* [SUPPLIED RECORDS]:
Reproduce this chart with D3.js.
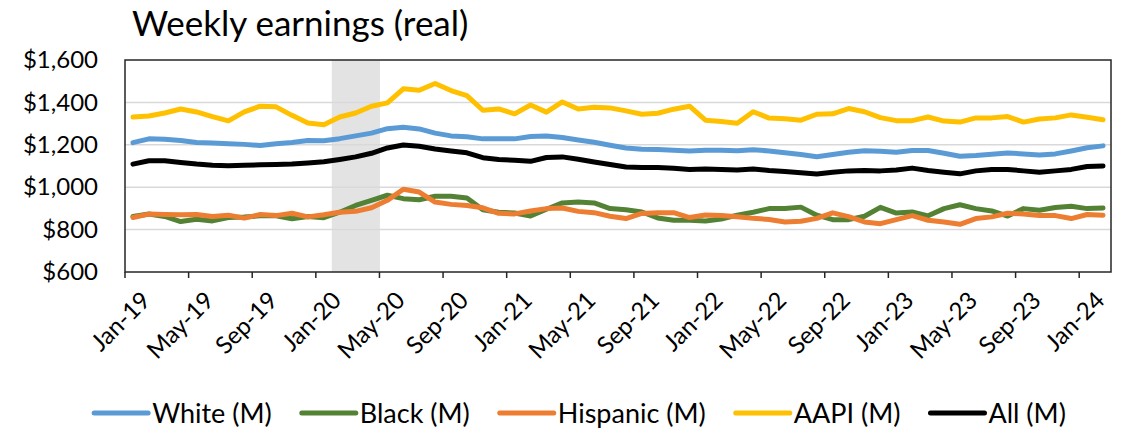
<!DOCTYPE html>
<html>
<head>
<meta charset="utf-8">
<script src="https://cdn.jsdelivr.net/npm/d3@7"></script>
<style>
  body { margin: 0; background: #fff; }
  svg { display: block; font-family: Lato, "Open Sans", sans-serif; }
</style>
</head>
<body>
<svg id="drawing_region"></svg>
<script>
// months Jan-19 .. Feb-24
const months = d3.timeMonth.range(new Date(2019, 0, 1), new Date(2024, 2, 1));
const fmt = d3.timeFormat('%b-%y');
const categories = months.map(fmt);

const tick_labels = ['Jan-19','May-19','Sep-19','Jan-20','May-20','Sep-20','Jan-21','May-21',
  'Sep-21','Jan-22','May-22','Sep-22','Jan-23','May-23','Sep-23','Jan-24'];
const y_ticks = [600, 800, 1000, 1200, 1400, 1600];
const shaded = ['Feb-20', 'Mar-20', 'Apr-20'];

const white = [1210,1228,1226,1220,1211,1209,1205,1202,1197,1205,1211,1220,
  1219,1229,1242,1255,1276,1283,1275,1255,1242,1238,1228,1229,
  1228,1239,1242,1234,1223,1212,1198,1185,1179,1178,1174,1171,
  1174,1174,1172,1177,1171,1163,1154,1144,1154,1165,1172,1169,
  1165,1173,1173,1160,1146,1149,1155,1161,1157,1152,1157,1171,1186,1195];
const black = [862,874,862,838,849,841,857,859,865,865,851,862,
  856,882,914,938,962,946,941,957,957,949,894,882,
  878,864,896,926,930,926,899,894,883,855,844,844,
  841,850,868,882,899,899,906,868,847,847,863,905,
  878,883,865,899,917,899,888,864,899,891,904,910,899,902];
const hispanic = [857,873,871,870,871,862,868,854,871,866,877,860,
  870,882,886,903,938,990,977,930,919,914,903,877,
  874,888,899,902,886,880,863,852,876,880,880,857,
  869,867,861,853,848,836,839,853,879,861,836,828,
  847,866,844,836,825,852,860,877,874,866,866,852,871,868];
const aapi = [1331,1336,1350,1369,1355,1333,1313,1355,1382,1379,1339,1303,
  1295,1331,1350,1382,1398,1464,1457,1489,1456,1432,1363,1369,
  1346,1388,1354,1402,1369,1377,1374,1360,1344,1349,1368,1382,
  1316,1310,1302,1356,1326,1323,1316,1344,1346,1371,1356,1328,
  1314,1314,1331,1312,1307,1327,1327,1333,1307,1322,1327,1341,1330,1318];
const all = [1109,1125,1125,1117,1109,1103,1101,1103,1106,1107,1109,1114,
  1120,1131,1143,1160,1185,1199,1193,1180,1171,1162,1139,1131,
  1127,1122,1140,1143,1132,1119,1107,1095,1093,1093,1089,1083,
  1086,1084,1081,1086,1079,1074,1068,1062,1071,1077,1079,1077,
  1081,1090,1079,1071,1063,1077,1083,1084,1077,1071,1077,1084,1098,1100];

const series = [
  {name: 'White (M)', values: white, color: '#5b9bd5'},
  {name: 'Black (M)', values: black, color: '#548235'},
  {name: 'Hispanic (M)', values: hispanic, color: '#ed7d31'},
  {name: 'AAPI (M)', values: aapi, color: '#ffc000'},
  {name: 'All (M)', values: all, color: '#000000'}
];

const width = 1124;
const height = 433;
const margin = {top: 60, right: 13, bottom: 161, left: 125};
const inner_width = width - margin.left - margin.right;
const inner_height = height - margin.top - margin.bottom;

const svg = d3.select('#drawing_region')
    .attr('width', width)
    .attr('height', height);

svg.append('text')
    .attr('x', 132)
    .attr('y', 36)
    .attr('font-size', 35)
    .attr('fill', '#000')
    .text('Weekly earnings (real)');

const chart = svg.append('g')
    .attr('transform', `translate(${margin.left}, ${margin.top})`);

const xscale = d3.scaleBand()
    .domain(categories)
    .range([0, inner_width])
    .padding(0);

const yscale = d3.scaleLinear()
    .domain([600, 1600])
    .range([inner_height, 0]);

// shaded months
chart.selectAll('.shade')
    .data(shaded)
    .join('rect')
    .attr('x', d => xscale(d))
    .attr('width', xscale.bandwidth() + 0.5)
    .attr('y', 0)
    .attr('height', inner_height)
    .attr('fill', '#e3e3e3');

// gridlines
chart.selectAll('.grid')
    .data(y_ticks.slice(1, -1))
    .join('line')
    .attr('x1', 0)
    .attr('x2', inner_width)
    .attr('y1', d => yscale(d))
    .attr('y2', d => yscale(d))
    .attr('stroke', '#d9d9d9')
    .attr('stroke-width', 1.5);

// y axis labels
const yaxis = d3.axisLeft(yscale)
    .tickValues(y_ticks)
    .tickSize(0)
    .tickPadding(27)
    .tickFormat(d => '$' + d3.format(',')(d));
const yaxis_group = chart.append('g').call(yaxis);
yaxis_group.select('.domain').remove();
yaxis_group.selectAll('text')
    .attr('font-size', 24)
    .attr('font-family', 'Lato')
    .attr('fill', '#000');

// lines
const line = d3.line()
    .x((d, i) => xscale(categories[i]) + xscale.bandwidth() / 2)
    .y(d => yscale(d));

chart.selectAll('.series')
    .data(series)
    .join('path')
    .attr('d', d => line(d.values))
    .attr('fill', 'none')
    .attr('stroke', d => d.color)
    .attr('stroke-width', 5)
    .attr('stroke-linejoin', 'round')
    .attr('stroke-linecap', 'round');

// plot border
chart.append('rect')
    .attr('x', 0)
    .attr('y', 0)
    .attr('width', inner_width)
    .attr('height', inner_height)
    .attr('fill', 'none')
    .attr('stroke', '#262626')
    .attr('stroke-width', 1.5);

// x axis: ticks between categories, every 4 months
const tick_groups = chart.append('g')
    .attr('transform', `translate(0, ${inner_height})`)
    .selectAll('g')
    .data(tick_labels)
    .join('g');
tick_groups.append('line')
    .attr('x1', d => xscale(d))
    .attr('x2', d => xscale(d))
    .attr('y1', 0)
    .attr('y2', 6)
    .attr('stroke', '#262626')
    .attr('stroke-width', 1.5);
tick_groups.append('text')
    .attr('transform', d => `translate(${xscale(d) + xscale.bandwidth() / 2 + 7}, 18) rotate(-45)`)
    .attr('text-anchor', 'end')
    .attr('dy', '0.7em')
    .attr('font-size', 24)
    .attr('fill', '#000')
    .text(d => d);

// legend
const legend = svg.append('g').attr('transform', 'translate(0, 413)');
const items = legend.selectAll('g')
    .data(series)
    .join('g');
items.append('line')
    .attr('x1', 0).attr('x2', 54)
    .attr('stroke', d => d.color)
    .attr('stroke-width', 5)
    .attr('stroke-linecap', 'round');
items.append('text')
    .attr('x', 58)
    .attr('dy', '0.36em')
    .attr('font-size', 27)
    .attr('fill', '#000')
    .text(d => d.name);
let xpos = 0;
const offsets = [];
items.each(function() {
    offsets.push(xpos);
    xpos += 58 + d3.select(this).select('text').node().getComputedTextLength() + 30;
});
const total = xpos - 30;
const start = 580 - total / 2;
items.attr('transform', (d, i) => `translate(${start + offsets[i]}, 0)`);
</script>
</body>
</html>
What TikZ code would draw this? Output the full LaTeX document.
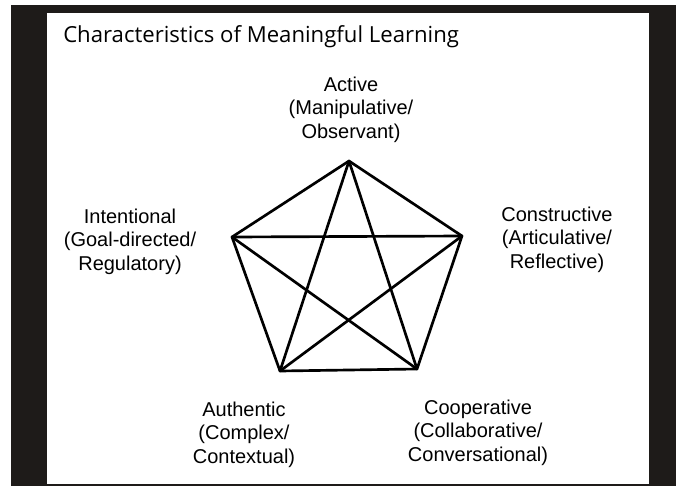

* [WHAT IS BEING ASKED]:
Write the records out again in full, exactly, and skip every picture.

* [ANSWER TO THE PROBLEM]:
Reproduce this chart with D3.js.
<!DOCTYPE html>
<html>
<head>
<meta charset="utf-8">
<script src="https://cdn.jsdelivr.net/npm/d3@7"></script>
<style>
  body { margin: 0; background: #fff; }
  svg { display: block; font-family: Lato, "Open Sans", sans-serif; }
</style>
</head>
<body>
<svg id="drawing_region"></svg>
<script>
// months Jan-19 .. Feb-24
const months = d3.timeMonth.range(new Date(2019, 0, 1), new Date(2024, 2, 1));
const fmt = d3.timeFormat('%b-%y');
const categories = months.map(fmt);

const tick_labels = ['Jan-19','May-19','Sep-19','Jan-20','May-20','Sep-20','Jan-21','May-21',
  'Sep-21','Jan-22','May-22','Sep-22','Jan-23','May-23','Sep-23','Jan-24'];
const y_ticks = [600, 800, 1000, 1200, 1400, 1600];
const shaded = ['Feb-20', 'Mar-20', 'Apr-20'];

const white = [1210,1228,1226,1220,1211,1209,1205,1202,1197,1205,1211,1220,
  1219,1229,1242,1255,1276,1283,1275,1255,1242,1238,1228,1229,
  1228,1239,1242,1234,1223,1212,1198,1185,1179,1178,1174,1171,
  1174,1174,1172,1177,1171,1163,1154,1144,1154,1165,1172,1169,
  1165,1173,1173,1160,1146,1149,1155,1161,1157,1152,1157,1171,1186,1195];
const black = [862,874,862,838,849,841,857,859,865,865,851,862,
  856,882,914,938,962,946,941,957,957,949,894,882,
  878,864,896,926,930,926,899,894,883,855,844,844,
  841,850,868,882,899,899,906,868,847,847,863,905,
  878,883,865,899,917,899,888,864,899,891,904,910,899,902];
const hispanic = [857,873,871,870,871,862,868,854,871,866,877,860,
  870,882,886,903,938,990,977,930,919,914,903,877,
  874,888,899,902,886,880,863,852,876,880,880,857,
  869,867,861,853,848,836,839,853,879,861,836,828,
  847,866,844,836,825,852,860,877,874,866,866,852,871,868];
const aapi = [1331,1336,1350,1369,1355,1333,1313,1355,1382,1379,1339,1303,
  1295,1331,1350,1382,1398,1464,1457,1489,1456,1432,1363,1369,
  1346,1388,1354,1402,1369,1377,1374,1360,1344,1349,1368,1382,
  1316,1310,1302,1356,1326,1323,1316,1344,1346,1371,1356,1328,
  1314,1314,1331,1312,1307,1327,1327,1333,1307,1322,1327,1341,1330,1318];
const all = [1109,1125,1125,1117,1109,1103,1101,1103,1106,1107,1109,1114,
  1120,1131,1143,1160,1185,1199,1193,1180,1171,1162,1139,1131,
  1127,1122,1140,1143,1132,1119,1107,1095,1093,1093,1089,1083,
  1086,1084,1081,1086,1079,1074,1068,1062,1071,1077,1079,1077,
  1081,1090,1079,1071,1063,1077,1083,1084,1077,1071,1077,1084,1098,1100];

const series = [
  {name: 'White (M)', values: white, color: '#5b9bd5'},
  {name: 'Black (M)', values: black, color: '#548235'},
  {name: 'Hispanic (M)', values: hispanic, color: '#ed7d31'},
  {name: 'AAPI (M)', values: aapi, color: '#ffc000'},
  {name: 'All (M)', values: all, color: '#000000'}
];

const width = 1124;
const height = 433;
const margin = {top: 60, right: 13, bottom: 161, left: 125};
const inner_width = width - margin.left - margin.right;
const inner_height = height - margin.top - margin.bottom;

const svg = d3.select('#drawing_region')
    .attr('width', width)
    .attr('height', height);

svg.append('text')
    .attr('x', 132)
    .attr('y', 36)
    .attr('font-size', 35)
    .attr('fill', '#000')
    .text('Weekly earnings (real)');

const chart = svg.append('g')
    .attr('transform', `translate(${margin.left}, ${margin.top})`);

const xscale = d3.scaleBand()
    .domain(categories)
    .range([0, inner_width])
    .padding(0);

const yscale = d3.scaleLinear()
    .domain([600, 1600])
    .range([inner_height, 0]);

// shaded months
chart.selectAll('.shade')
    .data(shaded)
    .join('rect')
    .attr('x', d => xscale(d))
    .attr('width', xscale.bandwidth() + 0.5)
    .attr('y', 0)
    .attr('height', inner_height)
    .attr('fill', '#e3e3e3');

// gridlines
chart.selectAll('.grid')
    .data(y_ticks.slice(1, -1))
    .join('line')
    .attr('x1', 0)
    .attr('x2', inner_width)
    .attr('y1', d => yscale(d))
    .attr('y2', d => yscale(d))
    .attr('stroke', '#d9d9d9')
    .attr('stroke-width', 1.5);

// y axis labels
const yaxis = d3.axisLeft(yscale)
    .tickValues(y_ticks)
    .tickSize(0)
    .tickPadding(27)
    .tickFormat(d => '$' + d3.format(',')(d));
const yaxis_group = chart.append('g').call(yaxis);
yaxis_group.select('.domain').remove();
yaxis_group.selectAll('text')
    .attr('font-size', 24)
    .attr('font-family', 'Lato')
    .attr('fill', '#000');

// lines
const line = d3.line()
    .x((d, i) => xscale(categories[i]) + xscale.bandwidth() / 2)
    .y(d => yscale(d));

chart.selectAll('.series')
    .data(series)
    .join('path')
    .attr('d', d => line(d.values))
    .attr('fill', 'none')
    .attr('stroke', d => d.color)
    .attr('stroke-width', 5)
    .attr('stroke-linejoin', 'round')
    .attr('stroke-linecap', 'round');

// plot border
chart.append('rect')
    .attr('x', 0)
    .attr('y', 0)
    .attr('width', inner_width)
    .attr('height', inner_height)
    .attr('fill', 'none')
    .attr('stroke', '#262626')
    .attr('stroke-width', 1.5);

// x axis: ticks between categories, every 4 months
const tick_groups = chart.append('g')
    .attr('transform', `translate(0, ${inner_height})`)
    .selectAll('g')
    .data(tick_labels)
    .join('g');
tick_groups.append('line')
    .attr('x1', d => xscale(d))
    .attr('x2', d => xscale(d))
    .attr('y1', 0)
    .attr('y2', 6)
    .attr('stroke', '#262626')
    .attr('stroke-width', 1.5);
tick_groups.append('text')
    .attr('transform', d => `translate(${xscale(d) + xscale.bandwidth() / 2 + 7}, 18) rotate(-45)`)
    .attr('text-anchor', 'end')
    .attr('dy', '0.7em')
    .attr('font-size', 24)
    .attr('fill', '#000')
    .text(d => d);

// legend
const legend = svg.append('g').attr('transform', 'translate(0, 413)');
const items = legend.selectAll('g')
    .data(series)
    .join('g');
items.append('line')
    .attr('x1', 0).attr('x2', 54)
    .attr('stroke', d => d.color)
    .attr('stroke-width', 5)
    .attr('stroke-linecap', 'round');
items.append('text')
    .attr('x', 58)
    .attr('dy', '0.36em')
    .attr('font-size', 27)
    .attr('fill', '#000')
    .text(d => d.name);
let xpos = 0;
const offsets = [];
items.each(function() {
    offsets.push(xpos);
    xpos += 58 + d3.select(this).select('text').node().getComputedTextLength() + 30;
});
const total = xpos - 30;
const start = 580 - total / 2;
items.attr('transform', (d, i) => `translate(${start + offsets[i]}, 0)`);
</script>
</body>
</html>
What TikZ code would draw this? Output the full LaTeX document.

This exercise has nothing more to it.